-- start COLLECTED DATA --

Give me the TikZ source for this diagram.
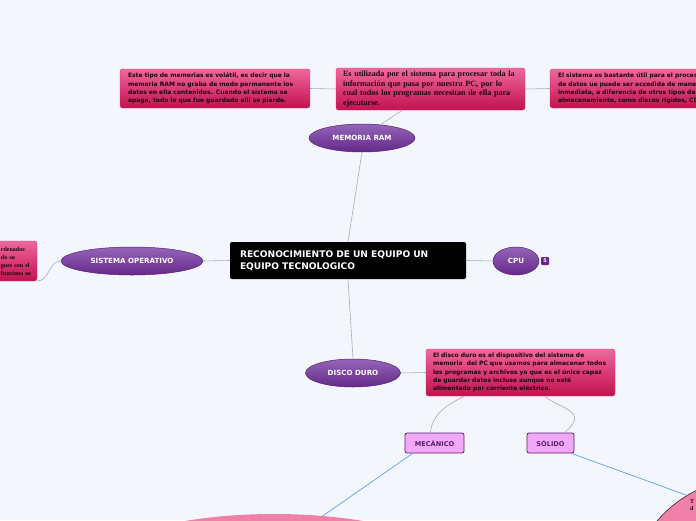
\documentclass[tikz,border=0pt]{standalone}
\usepackage{fontspec}
\setmainfont{Liberation Serif}
\setsansfont{DejaVu Sans}
\usetikzlibrary{shapes.geometric,calc}
\definecolor{paper}{HTML}{F3F6FD}
\definecolor{topicTop}{HTML}{9466BA}
\definecolor{topicBot}{HTML}{652888}
\definecolor{topicEdge}{HTML}{55206F}
\definecolor{noteTop}{HTML}{EC6A9C}
\definecolor{noteMid}{HTML}{DB3A75}
\definecolor{noteBot}{HTML}{C0134E}
\definecolor{noteEdge}{HTML}{D23A72}
\definecolor{noteText}{HTML}{1E0610}
\definecolor{subFill}{HTML}{F2A8F8}
\definecolor{subEdge}{HTML}{5C2068}
\definecolor{linkGray}{HTML}{A8ACBC}
\definecolor{linkBlue}{HTML}{5AA2EC}
\definecolor{blobPink}{HTML}{F080A8}
\definecolor{blobEdge}{HTML}{3A2230}
\tikzset{
  rootbox/.style={
    rectangle, rounded corners=2pt, fill=black, text=white, align=left,
    inner xsep=10pt, inner ysep=0pt,
    font=\sffamily\bfseries\fontsize{9.1}{12}\selectfont,
  },
  topic/.style={
    ellipse, draw=topicEdge, line width=0.5pt, top color=topicTop,
    bottom color=topicBot, text=white, inner sep=0pt, outer sep=0pt,
    font=\sffamily\bfseries\fontsize{7.1}{8}\selectfont,
  },
  note/.style={
    rectangle, rounded corners=2.5pt, draw=noteEdge, line width=0.4pt,
    top color=noteTop, bottom color=noteBot, middle color=noteMid,
    text=noteText, align=left, anchor=north west, inner ysep=0pt, outer sep=0pt,
  },
  notesans/.style={note, font=\sffamily\bfseries\fontsize{6}{8.4}\selectfont},
  noteserif/.style={note, font=\rmfamily\bfseries\fontsize{8.1}{9.5}\selectfont},
  subtopic/.style={
    rectangle, rounded corners=2pt, draw=subEdge, line width=0.8pt,
    fill=subFill, text=subEdge, minimum height=20pt, inner sep=0pt,
    font=\sffamily\bfseries\fontsize{6.6}{8}\selectfont,
  },
  link/.style={draw=linkGray, line width=0.6pt},
  bluelink/.style={draw=linkBlue, line width=0.7pt},
}

\begin{document}
\begin{tikzpicture}[x=1pt, y=-1pt]

\useasboundingbox (0,0) rectangle (696,520);
\clip (0,0) rectangle (696,520);
\fill[paper] (0,0) rectangle (696,520);

% Big bubbles at the bottom
\node[ellipse, fill=blobPink, minimum width=380pt, minimum height=120pt, outer sep=0pt] (mecBlob) at (274,574) {};
\node[circle, fill=blobPink, draw=blobEdge, line width=0.6pt, minimum size=244pt, outer sep=0pt] (solBlob) at (750,600) {};
\node[anchor=north west, inner sep=0pt, align=left, text=noteText,
  font=\rmfamily\bfseries\fontsize{6}{7}\selectfont] (solText) at (690,499) {T\\d};

% Central topic
\node[rootbox, minimum width=236pt, minimum height=37pt, text width=216pt] (root) at (348,260.5)
  {RECONOCIMIENTO DE UN EQUIPO UN\\EQUIPO TECNOLOGICO};

% Main topics
\node[topic, minimum width=106pt, minimum height=28pt] (ram) at (362,138) {MEMORIA RAM};
\node[topic, minimum width=142pt, minimum height=28pt] (sisop) at (132,261) {SISTEMA OPERATIVO};
\node[topic, minimum width=46pt, minimum height=28pt] (cpu) at (516,261) {CPU};
\node[topic, minimum width=95pt, minimum height=28pt] (disco) at (353,373) {DISCO DURO};
\node[rectangle, rounded corners=1pt, fill=topicBot, text=white, minimum size=8pt, inner sep=0pt,
  font=\sffamily\bfseries\fontsize{5}{5}\selectfont] (badge) at (545,261) {5};

% Notes on memoria RAM
\node[notesans, minimum width=190pt, minimum height=39pt, inner xsep=8pt, text width=174pt] (ramA) at (120,69)
  {Este tipo de memorias es volátil, es decir que la\\
   memoria RAM no graba de modo permanente los\\
   datos en ella contenidos. Cuando el sistema se\\
   apaga, todo lo que fue guardado allí se pierde.};
\node[noteserif, minimum width=189pt, minimum height=42pt, inner xsep=7pt, text width=175pt] (ramB) at (336,68)
  {Es utilizada por el sistema para procesar toda la\\
   información que pasa por nuestra PC, por lo\\
   cual todos los programas necesitan de ella para\\
   ejecutarse.};
\node[notesans, minimum width=200pt, minimum height=39pt, inner xsep=8pt, text width=184pt] (ramC) at (550,69)
  {El sistema es bastante útil para el proces\\
   de datos ue puede ser accedida de maner\\
   inmediata, a diferencia de otros tipos de\\
   almacenamiento, como discos rígidos, CD};

% Note on sistema operativo
\node[note, anchor=north east, minimum width=40pt, minimum height=40pt, inner xsep=4pt, text width=32pt,
  font=\rmfamily\bfseries\fontsize{6}{8}\selectfont] (sisopNote) at (37,241)
  {rdenador.\\do su\\gues con el\\ funciona su};

% Note on disco duro
\node[notesans, minimum width=189pt, minimum height=47pt, inner xsep=7pt, text width=175pt] (discoNote) at (426,349)
  {El disco duro es el dispositivo del sistema de\\
   memoria~ del PC que usamos para almacenar todos\\
   los programas y archivos ya que es el único capaz\\
   de guardar datos incluso aunque no esté\\
   alimentado por corriente eléctrica.};

% Kinds of disk
\node[subtopic, minimum width=59pt] (mecanico) at (434.5,443) {MECÁNICO};
\node[subtopic, minimum width=47pt] (solido) at (550.5,443) {SÓLIDO};

% Connectors
\draw[link] (root.north) -- (ram.south);
\draw[link] (ram.36) -- (ramB.217);
\draw[link] (ramA.east) -- (ramB.west);
\draw[link] (ramB.east) -- (ramC.west);
\draw[link] (root.west) -- (sisop.east);
\draw[link] (sisop.west) .. controls (48,261) and (50,281) .. (sisopNote.south east);
\draw[link] (root.east) -- (cpu.west);
\draw[link] (root.south) -- (disco.north);
\draw[link] (disco.east) -- (discoNote.west);
\draw[link] ($(discoNote.south west)+(39,0)$) .. controls (448,404) and (432,414) .. ($(mecanico.north)+(-4,0)$);
\draw[link] ($(discoNote.south west)+(119,0)$) .. controls (556,408) and (592,410) .. ($(solido.north)+(14,0)$);
\draw[bluelink] ($(mecanico.south west)+(8,0)$) -- (mecBlob.50);
\draw[bluelink] ($(solido.south east)+(-3,0)$) -- (solBlob.121);

\end{tikzpicture}
\end{document}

-- end COLLECTED DATA --

**PROBLEM TO SOLVE**
Leave out the pictures and give the listing above again exactly.

**TASK OUTPUT**
Give me the TikZ source for this diagram.
\documentclass[tikz,border=0pt]{standalone}
\usepackage{fontspec}
\setmainfont{Liberation Serif}
\setsansfont{DejaVu Sans}
\usetikzlibrary{shapes.geometric,calc}
\definecolor{paper}{HTML}{F3F6FD}
\definecolor{topicTop}{HTML}{9466BA}
\definecolor{topicBot}{HTML}{652888}
\definecolor{topicEdge}{HTML}{55206F}
\definecolor{noteTop}{HTML}{EC6A9C}
\definecolor{noteMid}{HTML}{DB3A75}
\definecolor{noteBot}{HTML}{C0134E}
\definecolor{noteEdge}{HTML}{D23A72}
\definecolor{noteText}{HTML}{1E0610}
\definecolor{subFill}{HTML}{F2A8F8}
\definecolor{subEdge}{HTML}{5C2068}
\definecolor{linkGray}{HTML}{A8ACBC}
\definecolor{linkBlue}{HTML}{5AA2EC}
\definecolor{blobPink}{HTML}{F080A8}
\definecolor{blobEdge}{HTML}{3A2230}
\tikzset{
  rootbox/.style={
    rectangle, rounded corners=2pt, fill=black, text=white, align=left,
    inner xsep=10pt, inner ysep=0pt,
    font=\sffamily\bfseries\fontsize{9.1}{12}\selectfont,
  },
  topic/.style={
    ellipse, draw=topicEdge, line width=0.5pt, top color=topicTop,
    bottom color=topicBot, text=white, inner sep=0pt, outer sep=0pt,
    font=\sffamily\bfseries\fontsize{7.1}{8}\selectfont,
  },
  note/.style={
    rectangle, rounded corners=2.5pt, draw=noteEdge, line width=0.4pt,
    top color=noteTop, bottom color=noteBot, middle color=noteMid,
    text=noteText, align=left, anchor=north west, inner ysep=0pt, outer sep=0pt,
  },
  notesans/.style={note, font=\sffamily\bfseries\fontsize{6}{8.4}\selectfont},
  noteserif/.style={note, font=\rmfamily\bfseries\fontsize{8.1}{9.5}\selectfont},
  subtopic/.style={
    rectangle, rounded corners=2pt, draw=subEdge, line width=0.8pt,
    fill=subFill, text=subEdge, minimum height=20pt, inner sep=0pt,
    font=\sffamily\bfseries\fontsize{6.6}{8}\selectfont,
  },
  link/.style={draw=linkGray, line width=0.6pt},
  bluelink/.style={draw=linkBlue, line width=0.7pt},
}

\begin{document}
\begin{tikzpicture}[x=1pt, y=-1pt]

\useasboundingbox (0,0) rectangle (696,520);
\clip (0,0) rectangle (696,520);
\fill[paper] (0,0) rectangle (696,520);

% Big bubbles at the bottom
\node[ellipse, fill=blobPink, minimum width=380pt, minimum height=120pt, outer sep=0pt] (mecBlob) at (274,574) {};
\node[circle, fill=blobPink, draw=blobEdge, line width=0.6pt, minimum size=244pt, outer sep=0pt] (solBlob) at (750,600) {};
\node[anchor=north west, inner sep=0pt, align=left, text=noteText,
  font=\rmfamily\bfseries\fontsize{6}{7}\selectfont] (solText) at (690,499) {T\\d};

% Central topic
\node[rootbox, minimum width=236pt, minimum height=37pt, text width=216pt] (root) at (348,260.5)
  {RECONOCIMIENTO DE UN EQUIPO UN\\EQUIPO TECNOLOGICO};

% Main topics
\node[topic, minimum width=106pt, minimum height=28pt] (ram) at (362,138) {MEMORIA RAM};
\node[topic, minimum width=142pt, minimum height=28pt] (sisop) at (132,261) {SISTEMA OPERATIVO};
\node[topic, minimum width=46pt, minimum height=28pt] (cpu) at (516,261) {CPU};
\node[topic, minimum width=95pt, minimum height=28pt] (disco) at (353,373) {DISCO DURO};
\node[rectangle, rounded corners=1pt, fill=topicBot, text=white, minimum size=8pt, inner sep=0pt,
  font=\sffamily\bfseries\fontsize{5}{5}\selectfont] (badge) at (545,261) {5};

% Notes on memoria RAM
\node[notesans, minimum width=190pt, minimum height=39pt, inner xsep=8pt, text width=174pt] (ramA) at (120,69)
  {Este tipo de memorias es volátil, es decir que la\\
   memoria RAM no graba de modo permanente los\\
   datos en ella contenidos. Cuando el sistema se\\
   apaga, todo lo que fue guardado allí se pierde.};
\node[noteserif, minimum width=189pt, minimum height=42pt, inner xsep=7pt, text width=175pt] (ramB) at (336,68)
  {Es utilizada por el sistema para procesar toda la\\
   información que pasa por nuestra PC, por lo\\
   cual todos los programas necesitan de ella para\\
   ejecutarse.};
\node[notesans, minimum width=200pt, minimum height=39pt, inner xsep=8pt, text width=184pt] (ramC) at (550,69)
  {El sistema es bastante útil para el proces\\
   de datos ue puede ser accedida de maner\\
   inmediata, a diferencia de otros tipos de\\
   almacenamiento, como discos rígidos, CD};

% Note on sistema operativo
\node[note, anchor=north east, minimum width=40pt, minimum height=40pt, inner xsep=4pt, text width=32pt,
  font=\rmfamily\bfseries\fontsize{6}{8}\selectfont] (sisopNote) at (37,241)
  {rdenador.\\do su\\gues con el\\ funciona su};

% Note on disco duro
\node[notesans, minimum width=189pt, minimum height=47pt, inner xsep=7pt, text width=175pt] (discoNote) at (426,349)
  {El disco duro es el dispositivo del sistema de\\
   memoria~ del PC que usamos para almacenar todos\\
   los programas y archivos ya que es el único capaz\\
   de guardar datos incluso aunque no esté\\
   alimentado por corriente eléctrica.};

% Kinds of disk
\node[subtopic, minimum width=59pt] (mecanico) at (434.5,443) {MECÁNICO};
\node[subtopic, minimum width=47pt] (solido) at (550.5,443) {SÓLIDO};

% Connectors
\draw[link] (root.north) -- (ram.south);
\draw[link] (ram.36) -- (ramB.217);
\draw[link] (ramA.east) -- (ramB.west);
\draw[link] (ramB.east) -- (ramC.west);
\draw[link] (root.west) -- (sisop.east);
\draw[link] (sisop.west) .. controls (48,261) and (50,281) .. (sisopNote.south east);
\draw[link] (root.east) -- (cpu.west);
\draw[link] (root.south) -- (disco.north);
\draw[link] (disco.east) -- (discoNote.west);
\draw[link] ($(discoNote.south west)+(39,0)$) .. controls (448,404) and (432,414) .. ($(mecanico.north)+(-4,0)$);
\draw[link] ($(discoNote.south west)+(119,0)$) .. controls (556,408) and (592,410) .. ($(solido.north)+(14,0)$);
\draw[bluelink] ($(mecanico.south west)+(8,0)$) -- (mecBlob.50);
\draw[bluelink] ($(solido.south east)+(-3,0)$) -- (solBlob.121);

\end{tikzpicture}
\end{document}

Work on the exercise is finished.